Zgadza się, w tym momencie tak to wygląda.
Promotor jest jego chlebodawcą i to nie on ma pierwszy kontaktować się z podwładnym, a z tego co wszyscy wiedzą cały czas prowadził Mariusza za rączkę, krok po kroczku do walki o pas. Negocjował dobre warunki rezygnując z kasy która mu się należy. Bronił gościa który ewidentnie wystawił cały GB.
Doskonale teraz Wach z trenerkiem maskuje brudy, bo obaj wiedzieli co robią.
Za dużo się Koksa naoglądał i myślał że branie prochów da mu +5siły +10szybkości, ale jak widać to pewnie dostał za dużą dawkę, bo w ringu nie pokazał nic.
Teraz niech go trzyma na kontrakcie i traktuje tak jak zwykłego booma do obijania, a inwestuje w tych co zasuwają na treningach.
Mam tylko nadzieje że sam promotor znajdzie jeszcze jakiegoś polskiego ciężkiego to grupy.
Celem - ale tylko z nazwy dla Wacha miały być Pasy mistrza świata trzech federacji.
Od początku było wiadomo że wszystko zależy od Wacha i nie może być mowy o tym że Kołodziej jest winny, bo zawodnik oszczędzał na wszystkim, nawet nie umiał zorganizować sobie sparingpartnerów.
Co gorsza, on nawet z boomem toczył wojny na sparingach, co jest śmieszne.
Trudno żeby promotor dokładał do zawodnika który sam nie chce, a skoro widział że Wach jest ciapa to i tak zrobił dla Krakowianina za dużo.
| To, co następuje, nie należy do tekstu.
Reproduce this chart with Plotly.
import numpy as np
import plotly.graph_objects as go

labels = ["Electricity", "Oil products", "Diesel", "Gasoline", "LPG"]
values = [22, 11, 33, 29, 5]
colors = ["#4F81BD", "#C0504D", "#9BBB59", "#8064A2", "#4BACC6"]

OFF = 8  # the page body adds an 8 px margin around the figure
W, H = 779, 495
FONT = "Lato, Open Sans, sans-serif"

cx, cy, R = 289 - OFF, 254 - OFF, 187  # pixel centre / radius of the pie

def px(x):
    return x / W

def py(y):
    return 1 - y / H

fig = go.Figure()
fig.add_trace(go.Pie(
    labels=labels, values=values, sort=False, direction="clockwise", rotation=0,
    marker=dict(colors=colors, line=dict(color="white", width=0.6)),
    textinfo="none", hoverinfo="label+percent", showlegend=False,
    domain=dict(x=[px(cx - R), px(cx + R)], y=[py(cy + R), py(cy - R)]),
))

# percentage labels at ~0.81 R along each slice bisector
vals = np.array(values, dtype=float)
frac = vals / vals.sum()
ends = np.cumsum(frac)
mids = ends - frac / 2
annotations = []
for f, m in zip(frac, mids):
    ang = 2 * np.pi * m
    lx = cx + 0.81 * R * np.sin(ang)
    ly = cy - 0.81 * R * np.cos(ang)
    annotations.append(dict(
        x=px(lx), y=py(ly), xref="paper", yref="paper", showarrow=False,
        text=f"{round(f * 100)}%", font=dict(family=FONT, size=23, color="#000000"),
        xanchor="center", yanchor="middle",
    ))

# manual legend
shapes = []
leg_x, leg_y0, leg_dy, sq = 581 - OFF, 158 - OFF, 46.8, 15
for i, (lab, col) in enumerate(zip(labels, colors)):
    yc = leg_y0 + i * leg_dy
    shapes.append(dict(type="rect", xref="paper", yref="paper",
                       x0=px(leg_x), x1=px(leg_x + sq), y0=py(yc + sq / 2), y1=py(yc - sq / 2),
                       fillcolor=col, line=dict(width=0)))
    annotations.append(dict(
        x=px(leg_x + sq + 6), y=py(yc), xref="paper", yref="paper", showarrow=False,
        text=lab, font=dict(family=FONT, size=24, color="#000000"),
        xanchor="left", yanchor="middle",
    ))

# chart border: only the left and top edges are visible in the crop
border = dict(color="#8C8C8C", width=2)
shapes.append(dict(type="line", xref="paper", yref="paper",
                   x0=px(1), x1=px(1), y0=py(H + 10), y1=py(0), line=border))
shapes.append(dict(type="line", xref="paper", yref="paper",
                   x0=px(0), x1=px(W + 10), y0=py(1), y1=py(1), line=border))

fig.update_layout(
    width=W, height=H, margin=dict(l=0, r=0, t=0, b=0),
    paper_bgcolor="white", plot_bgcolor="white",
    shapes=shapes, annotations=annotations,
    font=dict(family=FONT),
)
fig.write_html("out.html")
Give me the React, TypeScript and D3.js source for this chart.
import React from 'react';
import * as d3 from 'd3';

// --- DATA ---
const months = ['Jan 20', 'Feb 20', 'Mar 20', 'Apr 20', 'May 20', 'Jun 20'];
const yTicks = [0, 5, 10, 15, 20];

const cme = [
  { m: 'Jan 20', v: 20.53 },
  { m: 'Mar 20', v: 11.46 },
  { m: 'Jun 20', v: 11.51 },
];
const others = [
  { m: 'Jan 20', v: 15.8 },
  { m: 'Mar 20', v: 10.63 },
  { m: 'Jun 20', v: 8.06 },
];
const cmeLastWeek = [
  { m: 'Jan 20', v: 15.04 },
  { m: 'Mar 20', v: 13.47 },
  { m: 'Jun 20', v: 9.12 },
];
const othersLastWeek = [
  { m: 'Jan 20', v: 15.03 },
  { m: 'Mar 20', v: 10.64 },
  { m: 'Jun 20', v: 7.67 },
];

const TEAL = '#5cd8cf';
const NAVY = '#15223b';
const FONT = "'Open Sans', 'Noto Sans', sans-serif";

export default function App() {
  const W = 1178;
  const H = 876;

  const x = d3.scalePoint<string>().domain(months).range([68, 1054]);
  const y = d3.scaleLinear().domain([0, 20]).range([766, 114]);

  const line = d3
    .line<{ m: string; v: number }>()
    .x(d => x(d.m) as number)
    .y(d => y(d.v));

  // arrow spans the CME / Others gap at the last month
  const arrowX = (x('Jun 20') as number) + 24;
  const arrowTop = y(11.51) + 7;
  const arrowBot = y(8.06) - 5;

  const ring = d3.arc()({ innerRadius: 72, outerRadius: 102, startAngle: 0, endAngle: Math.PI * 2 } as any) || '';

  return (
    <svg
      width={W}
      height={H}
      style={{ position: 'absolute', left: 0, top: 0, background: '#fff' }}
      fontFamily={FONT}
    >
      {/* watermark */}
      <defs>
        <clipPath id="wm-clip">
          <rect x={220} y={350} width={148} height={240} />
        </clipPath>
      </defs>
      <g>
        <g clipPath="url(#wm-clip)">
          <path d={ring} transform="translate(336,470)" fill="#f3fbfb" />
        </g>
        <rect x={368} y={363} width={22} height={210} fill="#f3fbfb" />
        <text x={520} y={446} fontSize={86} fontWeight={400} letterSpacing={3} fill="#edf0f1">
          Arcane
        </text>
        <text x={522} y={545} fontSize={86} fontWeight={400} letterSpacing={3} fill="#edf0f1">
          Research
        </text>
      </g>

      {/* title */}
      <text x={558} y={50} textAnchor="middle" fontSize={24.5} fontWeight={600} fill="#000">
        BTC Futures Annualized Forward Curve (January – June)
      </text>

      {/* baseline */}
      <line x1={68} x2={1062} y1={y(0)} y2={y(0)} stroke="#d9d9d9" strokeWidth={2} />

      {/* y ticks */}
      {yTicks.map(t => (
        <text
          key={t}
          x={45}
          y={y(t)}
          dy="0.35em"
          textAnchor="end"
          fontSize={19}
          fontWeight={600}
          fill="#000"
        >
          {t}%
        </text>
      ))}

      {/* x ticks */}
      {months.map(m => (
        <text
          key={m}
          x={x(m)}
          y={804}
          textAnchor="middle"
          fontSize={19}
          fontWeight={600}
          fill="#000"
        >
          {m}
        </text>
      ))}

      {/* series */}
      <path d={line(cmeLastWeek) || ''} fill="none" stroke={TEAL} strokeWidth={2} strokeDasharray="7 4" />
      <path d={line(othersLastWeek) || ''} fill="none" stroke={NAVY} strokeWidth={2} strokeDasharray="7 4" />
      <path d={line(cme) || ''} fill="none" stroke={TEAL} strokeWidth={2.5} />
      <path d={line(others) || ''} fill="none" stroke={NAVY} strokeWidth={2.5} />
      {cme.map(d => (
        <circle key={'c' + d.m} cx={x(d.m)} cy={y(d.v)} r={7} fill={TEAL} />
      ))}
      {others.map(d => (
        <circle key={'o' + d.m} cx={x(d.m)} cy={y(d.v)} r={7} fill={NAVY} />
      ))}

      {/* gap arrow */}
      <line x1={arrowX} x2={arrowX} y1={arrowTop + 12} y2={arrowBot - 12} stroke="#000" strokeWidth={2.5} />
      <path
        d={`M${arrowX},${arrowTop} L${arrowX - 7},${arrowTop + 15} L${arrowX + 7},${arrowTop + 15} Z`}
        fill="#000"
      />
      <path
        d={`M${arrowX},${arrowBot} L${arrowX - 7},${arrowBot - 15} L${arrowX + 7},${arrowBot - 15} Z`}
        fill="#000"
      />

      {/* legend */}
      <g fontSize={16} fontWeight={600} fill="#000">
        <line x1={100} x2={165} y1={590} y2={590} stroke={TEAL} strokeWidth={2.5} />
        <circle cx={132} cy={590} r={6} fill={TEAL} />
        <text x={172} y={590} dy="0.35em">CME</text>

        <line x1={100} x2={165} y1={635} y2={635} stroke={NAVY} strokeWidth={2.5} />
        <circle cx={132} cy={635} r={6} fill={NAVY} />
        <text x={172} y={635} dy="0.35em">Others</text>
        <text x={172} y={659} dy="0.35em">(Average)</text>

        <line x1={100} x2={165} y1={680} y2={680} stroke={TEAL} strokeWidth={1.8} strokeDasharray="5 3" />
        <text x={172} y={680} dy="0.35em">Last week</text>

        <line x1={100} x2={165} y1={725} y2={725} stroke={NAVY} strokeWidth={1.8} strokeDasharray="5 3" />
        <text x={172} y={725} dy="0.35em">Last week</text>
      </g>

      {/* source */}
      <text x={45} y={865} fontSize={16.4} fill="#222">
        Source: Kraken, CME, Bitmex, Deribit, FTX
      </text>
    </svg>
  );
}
Grupa promotorska jest w stanach i tam należy trenować, albo dogadywać się tak jak to robi Kamil Łaszczyk, który będzie boksował w PL.
W GB jest teraz trener który wie co należy zrobić by wrócić do gry i strącić Kliczków z tronu, a Wach zamiast korzystać z okazji to strzela focha jak panienka i gra na zwłokę.
W PL przecież może korzystać z polskiej licencji, walcząc nawet z jakimś cieniasem, byle nie zardzewieć.
PRAWDA jest taka że jak ktoś już pisał. Wach jest urodzonym leniem i nierobem którego zaletą jest tylko to że jest duży.
Co do Wacha, to jakim jest człowiekiem pokazał juz konflikt z Gmitrukiem. Wtedy wstrzymywałem się jeszcze od komentarza, ale teraz sytuacja sie powtarza, więc nie sądze żeby to był przypadek.
Kołodziej nie wziął z wypłaty Wacha ani centa, ale to dlatego, że Wach opłacał za swoje pieniądze sparingpartnerów i cały obóz.
Jego podejście i pewnie zaufanie jakim obdarzył Wacha wynika właśnie z tego że traktuje to zajęcie dodatkowe z pewnym dystansem-hobby.